> **The exercise**
Copy exactly the lines from the one containing "Generate a LaTeX" through the one containing "(0,0) rectangle (965,434);", both included, and leave out any pictures.

> **Provided records**

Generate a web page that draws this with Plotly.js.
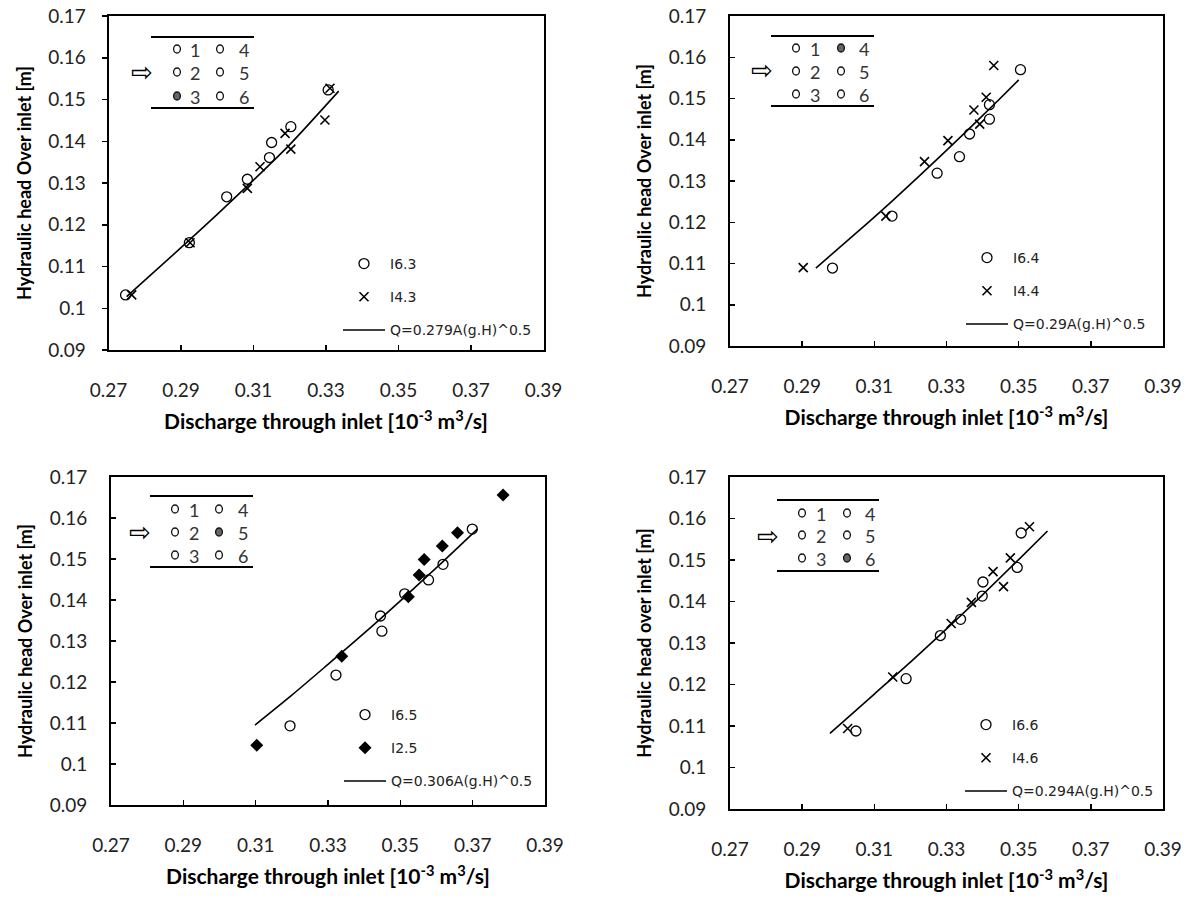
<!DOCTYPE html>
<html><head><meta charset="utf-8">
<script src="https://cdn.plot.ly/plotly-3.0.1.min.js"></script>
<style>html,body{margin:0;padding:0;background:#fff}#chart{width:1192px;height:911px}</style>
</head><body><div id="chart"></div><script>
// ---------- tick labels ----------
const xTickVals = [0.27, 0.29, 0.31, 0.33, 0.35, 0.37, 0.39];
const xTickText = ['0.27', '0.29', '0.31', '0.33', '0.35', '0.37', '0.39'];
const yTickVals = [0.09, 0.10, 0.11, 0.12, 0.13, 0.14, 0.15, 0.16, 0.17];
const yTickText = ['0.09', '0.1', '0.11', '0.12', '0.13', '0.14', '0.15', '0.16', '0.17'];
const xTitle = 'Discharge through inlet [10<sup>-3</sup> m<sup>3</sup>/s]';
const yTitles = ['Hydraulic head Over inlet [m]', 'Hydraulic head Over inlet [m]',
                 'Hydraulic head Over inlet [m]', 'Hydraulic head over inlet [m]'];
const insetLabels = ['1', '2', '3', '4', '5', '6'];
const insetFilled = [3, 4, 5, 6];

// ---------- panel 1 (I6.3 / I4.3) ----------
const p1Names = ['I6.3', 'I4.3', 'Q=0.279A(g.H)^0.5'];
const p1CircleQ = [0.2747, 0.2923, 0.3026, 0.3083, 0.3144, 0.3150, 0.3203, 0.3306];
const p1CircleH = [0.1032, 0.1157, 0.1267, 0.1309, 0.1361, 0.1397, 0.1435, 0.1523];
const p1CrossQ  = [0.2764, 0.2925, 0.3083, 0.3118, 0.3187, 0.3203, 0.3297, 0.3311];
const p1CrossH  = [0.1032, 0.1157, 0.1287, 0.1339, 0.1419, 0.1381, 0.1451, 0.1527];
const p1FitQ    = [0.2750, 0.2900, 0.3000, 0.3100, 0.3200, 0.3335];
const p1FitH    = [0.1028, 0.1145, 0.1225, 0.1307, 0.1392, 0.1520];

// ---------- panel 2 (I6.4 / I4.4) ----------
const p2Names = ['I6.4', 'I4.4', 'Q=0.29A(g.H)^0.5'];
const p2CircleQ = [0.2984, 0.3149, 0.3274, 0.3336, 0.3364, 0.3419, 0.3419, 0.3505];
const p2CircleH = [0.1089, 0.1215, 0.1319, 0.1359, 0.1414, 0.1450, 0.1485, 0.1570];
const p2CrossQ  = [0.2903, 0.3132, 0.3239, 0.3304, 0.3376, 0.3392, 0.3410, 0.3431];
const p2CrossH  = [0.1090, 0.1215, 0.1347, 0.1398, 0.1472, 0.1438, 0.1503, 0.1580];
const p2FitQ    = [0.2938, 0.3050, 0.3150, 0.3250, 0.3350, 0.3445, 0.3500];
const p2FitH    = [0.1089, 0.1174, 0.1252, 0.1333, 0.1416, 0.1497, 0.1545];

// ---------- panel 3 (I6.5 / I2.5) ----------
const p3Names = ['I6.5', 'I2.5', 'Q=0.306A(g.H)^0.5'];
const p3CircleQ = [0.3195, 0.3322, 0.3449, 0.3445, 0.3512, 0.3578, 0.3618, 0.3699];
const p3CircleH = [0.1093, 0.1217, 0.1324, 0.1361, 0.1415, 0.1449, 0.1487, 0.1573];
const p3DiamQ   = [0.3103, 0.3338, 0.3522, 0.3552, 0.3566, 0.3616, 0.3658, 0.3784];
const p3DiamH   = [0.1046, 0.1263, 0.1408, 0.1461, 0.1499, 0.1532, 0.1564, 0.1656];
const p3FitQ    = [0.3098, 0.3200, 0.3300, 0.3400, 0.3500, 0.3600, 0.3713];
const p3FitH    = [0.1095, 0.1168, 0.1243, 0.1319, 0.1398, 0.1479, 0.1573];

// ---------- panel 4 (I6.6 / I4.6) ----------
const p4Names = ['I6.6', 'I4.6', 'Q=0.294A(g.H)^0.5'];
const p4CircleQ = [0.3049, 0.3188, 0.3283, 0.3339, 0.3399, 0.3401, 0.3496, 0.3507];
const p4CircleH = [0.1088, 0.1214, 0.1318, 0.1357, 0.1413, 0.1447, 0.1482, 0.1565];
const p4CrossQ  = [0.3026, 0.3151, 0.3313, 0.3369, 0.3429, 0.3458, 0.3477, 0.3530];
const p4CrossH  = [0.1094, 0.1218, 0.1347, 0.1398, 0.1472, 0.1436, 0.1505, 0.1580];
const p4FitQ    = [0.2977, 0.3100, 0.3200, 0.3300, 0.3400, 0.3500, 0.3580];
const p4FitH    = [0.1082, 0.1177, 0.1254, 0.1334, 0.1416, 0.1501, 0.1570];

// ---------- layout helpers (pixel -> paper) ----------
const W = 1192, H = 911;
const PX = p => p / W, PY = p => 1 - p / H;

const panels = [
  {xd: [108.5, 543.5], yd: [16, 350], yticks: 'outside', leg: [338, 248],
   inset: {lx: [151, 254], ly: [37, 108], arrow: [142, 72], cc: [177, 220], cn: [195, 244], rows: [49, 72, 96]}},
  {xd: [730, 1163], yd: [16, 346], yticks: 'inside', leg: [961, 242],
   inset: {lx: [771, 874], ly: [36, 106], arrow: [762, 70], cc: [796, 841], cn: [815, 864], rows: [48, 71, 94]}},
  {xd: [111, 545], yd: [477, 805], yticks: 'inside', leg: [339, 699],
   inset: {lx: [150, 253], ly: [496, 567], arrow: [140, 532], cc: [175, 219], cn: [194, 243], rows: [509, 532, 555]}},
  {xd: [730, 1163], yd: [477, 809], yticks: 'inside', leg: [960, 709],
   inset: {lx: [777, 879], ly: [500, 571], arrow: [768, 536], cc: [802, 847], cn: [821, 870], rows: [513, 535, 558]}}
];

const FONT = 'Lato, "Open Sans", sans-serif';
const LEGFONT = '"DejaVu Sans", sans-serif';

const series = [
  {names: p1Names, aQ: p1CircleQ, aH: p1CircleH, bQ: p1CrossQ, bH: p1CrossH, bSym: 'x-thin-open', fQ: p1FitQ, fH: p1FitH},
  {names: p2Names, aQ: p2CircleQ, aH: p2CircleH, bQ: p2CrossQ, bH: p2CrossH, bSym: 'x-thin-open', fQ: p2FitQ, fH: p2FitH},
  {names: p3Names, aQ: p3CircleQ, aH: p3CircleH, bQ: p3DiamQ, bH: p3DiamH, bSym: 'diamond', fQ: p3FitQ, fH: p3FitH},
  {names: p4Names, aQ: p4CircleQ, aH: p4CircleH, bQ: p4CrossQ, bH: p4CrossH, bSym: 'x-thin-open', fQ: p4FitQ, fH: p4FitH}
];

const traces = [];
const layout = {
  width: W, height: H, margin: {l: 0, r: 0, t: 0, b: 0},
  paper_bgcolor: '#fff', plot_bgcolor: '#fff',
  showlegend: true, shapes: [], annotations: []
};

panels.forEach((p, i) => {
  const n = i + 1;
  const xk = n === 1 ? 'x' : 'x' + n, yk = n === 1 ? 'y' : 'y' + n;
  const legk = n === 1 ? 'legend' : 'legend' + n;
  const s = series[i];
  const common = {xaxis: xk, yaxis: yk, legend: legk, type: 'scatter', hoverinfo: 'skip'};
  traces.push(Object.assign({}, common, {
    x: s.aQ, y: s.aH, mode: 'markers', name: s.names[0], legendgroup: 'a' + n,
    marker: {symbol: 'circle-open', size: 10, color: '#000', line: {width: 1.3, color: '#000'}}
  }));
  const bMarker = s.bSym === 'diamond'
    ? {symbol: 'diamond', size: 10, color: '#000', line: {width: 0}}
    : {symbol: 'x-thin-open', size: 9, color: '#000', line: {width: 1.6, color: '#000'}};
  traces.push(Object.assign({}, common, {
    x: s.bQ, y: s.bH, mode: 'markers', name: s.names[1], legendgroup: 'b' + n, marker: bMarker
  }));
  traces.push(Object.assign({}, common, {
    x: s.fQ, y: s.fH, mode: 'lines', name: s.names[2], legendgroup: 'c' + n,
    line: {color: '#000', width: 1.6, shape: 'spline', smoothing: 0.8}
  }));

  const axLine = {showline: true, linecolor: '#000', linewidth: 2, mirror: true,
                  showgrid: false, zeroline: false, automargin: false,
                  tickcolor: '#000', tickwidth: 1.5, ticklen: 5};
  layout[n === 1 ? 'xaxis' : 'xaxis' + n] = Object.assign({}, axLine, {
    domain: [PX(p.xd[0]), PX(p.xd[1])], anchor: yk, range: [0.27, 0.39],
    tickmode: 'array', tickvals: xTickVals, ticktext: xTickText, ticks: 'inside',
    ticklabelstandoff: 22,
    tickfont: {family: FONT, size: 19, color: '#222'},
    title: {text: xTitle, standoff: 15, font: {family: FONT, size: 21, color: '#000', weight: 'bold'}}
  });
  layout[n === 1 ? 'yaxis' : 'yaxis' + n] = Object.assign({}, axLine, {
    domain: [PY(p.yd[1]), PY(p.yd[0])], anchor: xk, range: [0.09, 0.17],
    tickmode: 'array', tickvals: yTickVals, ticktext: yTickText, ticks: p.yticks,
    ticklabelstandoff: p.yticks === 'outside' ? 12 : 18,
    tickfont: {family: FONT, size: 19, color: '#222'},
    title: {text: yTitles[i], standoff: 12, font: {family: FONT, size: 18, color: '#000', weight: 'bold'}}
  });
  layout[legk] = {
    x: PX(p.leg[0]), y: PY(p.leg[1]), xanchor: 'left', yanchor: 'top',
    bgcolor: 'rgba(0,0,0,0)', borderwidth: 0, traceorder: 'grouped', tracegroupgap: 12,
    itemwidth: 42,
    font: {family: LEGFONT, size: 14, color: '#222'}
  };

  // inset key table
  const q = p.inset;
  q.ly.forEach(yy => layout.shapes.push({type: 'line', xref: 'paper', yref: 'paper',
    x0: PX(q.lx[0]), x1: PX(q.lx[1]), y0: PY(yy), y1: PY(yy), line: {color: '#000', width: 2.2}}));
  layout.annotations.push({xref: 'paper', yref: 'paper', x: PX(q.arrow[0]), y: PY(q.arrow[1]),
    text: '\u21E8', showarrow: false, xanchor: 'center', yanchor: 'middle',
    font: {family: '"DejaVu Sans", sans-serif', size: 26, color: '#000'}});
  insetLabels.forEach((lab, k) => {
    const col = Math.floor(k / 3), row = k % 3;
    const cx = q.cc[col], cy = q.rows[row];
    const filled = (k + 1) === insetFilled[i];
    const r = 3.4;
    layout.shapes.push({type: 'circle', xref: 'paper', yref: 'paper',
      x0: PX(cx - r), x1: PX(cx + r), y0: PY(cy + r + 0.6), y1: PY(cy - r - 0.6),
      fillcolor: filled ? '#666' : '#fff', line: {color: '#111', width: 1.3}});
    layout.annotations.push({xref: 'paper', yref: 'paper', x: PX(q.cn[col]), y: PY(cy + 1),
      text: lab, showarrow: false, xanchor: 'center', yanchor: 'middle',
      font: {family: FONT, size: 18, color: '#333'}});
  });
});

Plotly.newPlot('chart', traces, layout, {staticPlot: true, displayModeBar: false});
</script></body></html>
* * *
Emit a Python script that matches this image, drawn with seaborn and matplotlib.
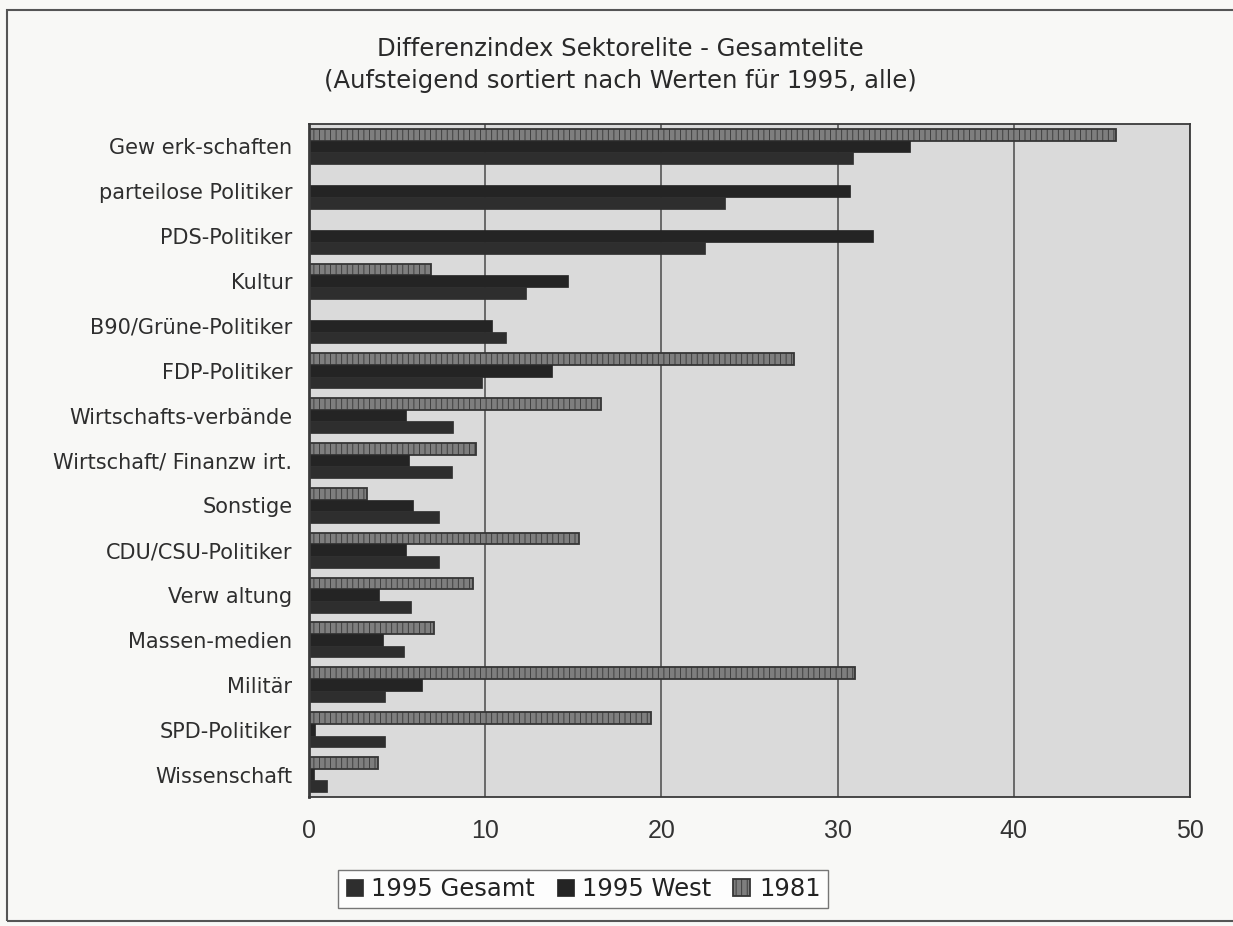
---
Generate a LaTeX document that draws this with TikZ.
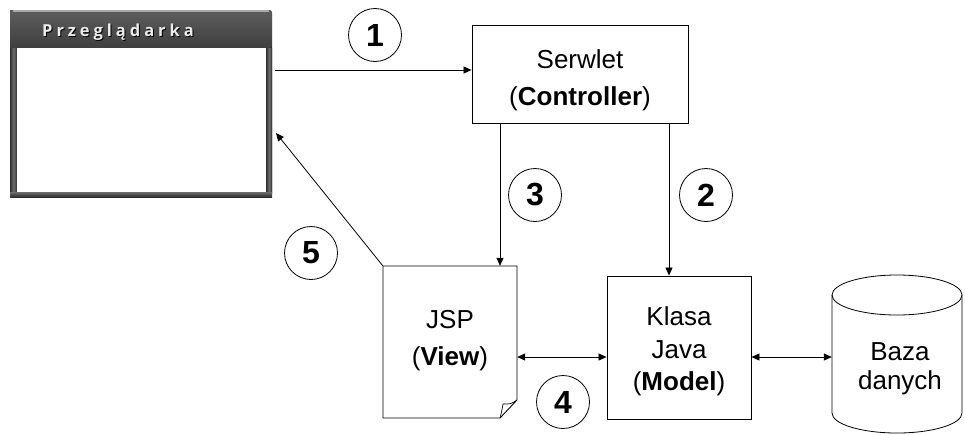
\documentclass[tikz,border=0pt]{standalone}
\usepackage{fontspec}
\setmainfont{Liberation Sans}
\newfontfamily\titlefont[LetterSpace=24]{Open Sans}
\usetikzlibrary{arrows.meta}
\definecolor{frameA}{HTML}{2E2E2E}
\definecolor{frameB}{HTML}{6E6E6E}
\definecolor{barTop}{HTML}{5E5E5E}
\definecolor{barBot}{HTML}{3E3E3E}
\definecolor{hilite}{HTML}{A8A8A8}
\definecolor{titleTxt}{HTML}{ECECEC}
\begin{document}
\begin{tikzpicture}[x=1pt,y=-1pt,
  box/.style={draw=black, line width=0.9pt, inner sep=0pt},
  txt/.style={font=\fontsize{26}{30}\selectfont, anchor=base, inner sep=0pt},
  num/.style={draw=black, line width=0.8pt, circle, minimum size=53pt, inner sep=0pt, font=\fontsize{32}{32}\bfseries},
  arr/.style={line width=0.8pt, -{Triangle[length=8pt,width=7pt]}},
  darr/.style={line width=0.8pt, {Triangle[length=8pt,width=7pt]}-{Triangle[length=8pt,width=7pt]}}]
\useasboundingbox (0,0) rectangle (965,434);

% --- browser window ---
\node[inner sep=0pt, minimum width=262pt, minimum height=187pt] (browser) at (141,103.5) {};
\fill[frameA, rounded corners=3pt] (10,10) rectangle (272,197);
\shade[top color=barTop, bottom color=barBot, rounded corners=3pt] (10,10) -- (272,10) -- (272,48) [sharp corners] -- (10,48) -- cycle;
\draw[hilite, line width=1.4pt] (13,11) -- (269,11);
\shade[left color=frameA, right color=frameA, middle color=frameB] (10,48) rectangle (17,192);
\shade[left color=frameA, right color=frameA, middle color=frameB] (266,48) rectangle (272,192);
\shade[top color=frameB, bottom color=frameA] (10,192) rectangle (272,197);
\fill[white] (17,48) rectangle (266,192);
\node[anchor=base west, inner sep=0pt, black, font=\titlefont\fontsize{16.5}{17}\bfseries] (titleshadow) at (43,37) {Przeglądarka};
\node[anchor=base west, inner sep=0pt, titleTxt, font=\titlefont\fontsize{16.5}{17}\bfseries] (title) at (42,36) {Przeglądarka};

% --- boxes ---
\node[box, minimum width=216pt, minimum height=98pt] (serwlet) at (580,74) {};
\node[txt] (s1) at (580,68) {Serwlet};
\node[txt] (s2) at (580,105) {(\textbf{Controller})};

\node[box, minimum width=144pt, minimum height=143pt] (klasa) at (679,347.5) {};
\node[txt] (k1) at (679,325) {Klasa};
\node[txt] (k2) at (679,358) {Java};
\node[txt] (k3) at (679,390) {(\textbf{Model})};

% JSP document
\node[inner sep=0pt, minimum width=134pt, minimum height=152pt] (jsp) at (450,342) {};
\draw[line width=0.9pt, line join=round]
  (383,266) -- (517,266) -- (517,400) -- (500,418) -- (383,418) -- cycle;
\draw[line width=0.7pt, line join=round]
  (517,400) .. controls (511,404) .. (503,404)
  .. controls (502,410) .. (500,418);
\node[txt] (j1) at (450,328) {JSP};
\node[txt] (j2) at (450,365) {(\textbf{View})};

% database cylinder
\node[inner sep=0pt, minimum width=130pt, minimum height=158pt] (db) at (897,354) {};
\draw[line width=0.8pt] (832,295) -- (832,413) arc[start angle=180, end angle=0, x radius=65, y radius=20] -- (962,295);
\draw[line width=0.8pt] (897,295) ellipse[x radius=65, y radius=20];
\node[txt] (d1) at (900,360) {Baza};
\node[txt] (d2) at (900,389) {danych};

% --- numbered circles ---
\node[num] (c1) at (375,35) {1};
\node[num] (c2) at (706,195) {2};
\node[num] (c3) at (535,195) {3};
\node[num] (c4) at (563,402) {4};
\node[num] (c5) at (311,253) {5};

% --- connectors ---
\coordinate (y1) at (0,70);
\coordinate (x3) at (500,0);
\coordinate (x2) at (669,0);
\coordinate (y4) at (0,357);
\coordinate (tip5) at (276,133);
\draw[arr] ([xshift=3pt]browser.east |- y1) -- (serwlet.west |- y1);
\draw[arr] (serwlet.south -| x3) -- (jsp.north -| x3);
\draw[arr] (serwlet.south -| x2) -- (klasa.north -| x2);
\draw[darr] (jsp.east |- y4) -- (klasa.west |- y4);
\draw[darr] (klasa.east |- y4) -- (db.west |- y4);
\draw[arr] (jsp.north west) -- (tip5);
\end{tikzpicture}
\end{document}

> **Answer in full**
Generate a LaTeX document that draws this with TikZ.
\documentclass[tikz,border=0pt]{standalone}
\usepackage{fontspec}
\setmainfont{Liberation Sans}
\newfontfamily\titlefont[LetterSpace=24]{Open Sans}
\usetikzlibrary{arrows.meta}
\definecolor{frameA}{HTML}{2E2E2E}
\definecolor{frameB}{HTML}{6E6E6E}
\definecolor{barTop}{HTML}{5E5E5E}
\definecolor{barBot}{HTML}{3E3E3E}
\definecolor{hilite}{HTML}{A8A8A8}
\definecolor{titleTxt}{HTML}{ECECEC}
\begin{document}
\begin{tikzpicture}[x=1pt,y=-1pt,
  box/.style={draw=black, line width=0.9pt, inner sep=0pt},
  txt/.style={font=\fontsize{26}{30}\selectfont, anchor=base, inner sep=0pt},
  num/.style={draw=black, line width=0.8pt, circle, minimum size=53pt, inner sep=0pt, font=\fontsize{32}{32}\bfseries},
  arr/.style={line width=0.8pt, -{Triangle[length=8pt,width=7pt]}},
  darr/.style={line width=0.8pt, {Triangle[length=8pt,width=7pt]}-{Triangle[length=8pt,width=7pt]}}]
\useasboundingbox (0,0) rectangle (965,434);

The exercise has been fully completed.